Yang Zhang’s Paths of the Soul is a docudrama shot under treacherous conditions, and works beautifully as a study of faith, compassion and spirituality.

Due to the Chinese financial backing, Tibetan players and language and ZHang’s previous dramas about life in modern China (notably Shower, Getting Home and Driverless), some might be expecting a political undercurrent here, yet this is removed from such concerns and is instead simply about the journey, the characters and their unwavering devotion.

Quiet, even meditative scenes open the film as we watch residents of a village in remote Mangkang County (part of China’s Tibet Autonomous Region) go about their day-to-day lives, and it takes some time before conversations begin about whether a group should be going on a pilgrimage to Lhasa, a mere 1200 miles away (!) and possibly a year-long trip. Young Nyima (Nyima Zadui) and his uncle Yang (Yang Pei) think the time is right so that the trek can honour deceased friends and family members, and Rigzin (Rigzin Jimne) and Mu Qu (Mu Qu) agree, while the pregnant Tsring (Tsring Chodron) expects to give birth along the way and little Gyatso (sweetly played by Gyatso) smiles at the idea of missing school.

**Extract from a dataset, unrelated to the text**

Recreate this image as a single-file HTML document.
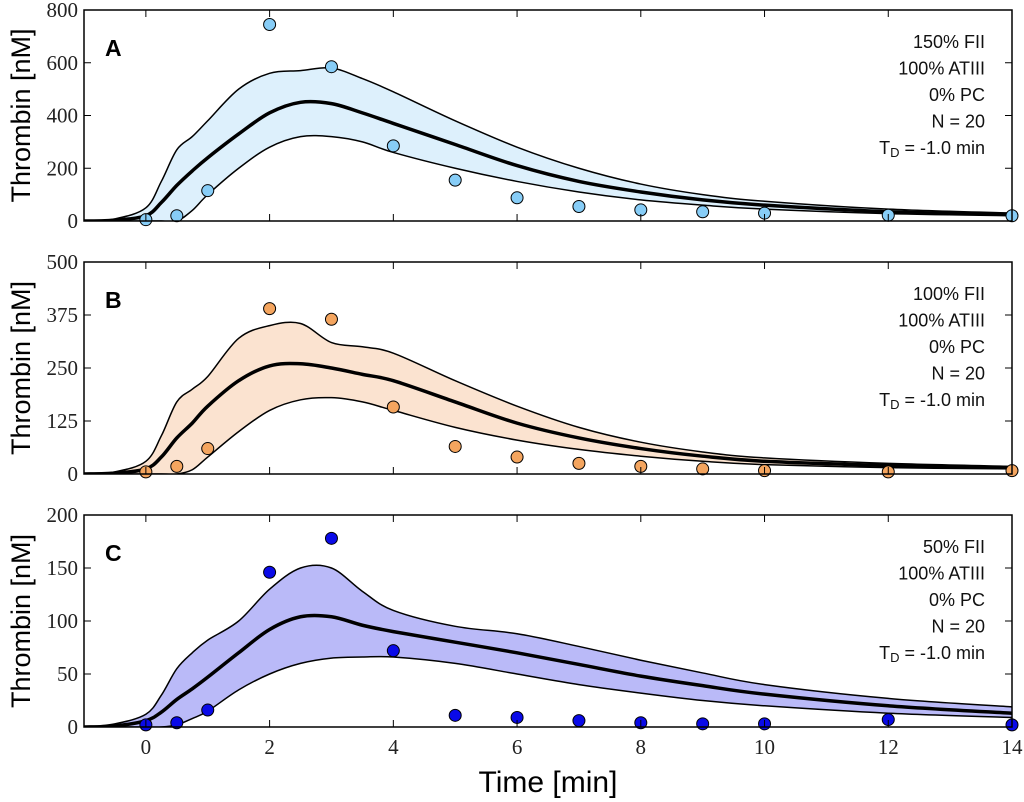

This is no mere march of the Buddhist faithful though, as the 11-strong bunch (tailed by a tractor hitched to a supply wagon) doesn’t just walk, but instead each takes a few steps and then dives to the ground, their hands protected by what look like sandals, and briefly slides along before getting up and doing it again and again. Surely such reverential activities make this already exhausting and seemingly endless path of the soul far, far longer and more gruelling, but they all travel on cheerfully nonetheless, continuing this ground-diving through intense heat, snow and floodwaters, and even beneath a minor landslide.

This last sequence blurs the line between documentary and docudrama as filmmaker Zhang and his cast and crew are really there in the blizzards and the rain and end up genuinely cold and filthy, and yet, like their characters, the unknown players carry on regardless. You have to admire their energy, their practicality (especially when they run out of money), their warmth and good humour, and the fact that they’re not out there in the punishing elements in order to get a front seat in Heaven but to remember their dear departed and celebrate their lives. And they’re all so wonderfully happy about it.

Rated PG. Paths of the Soul is in cinemas now.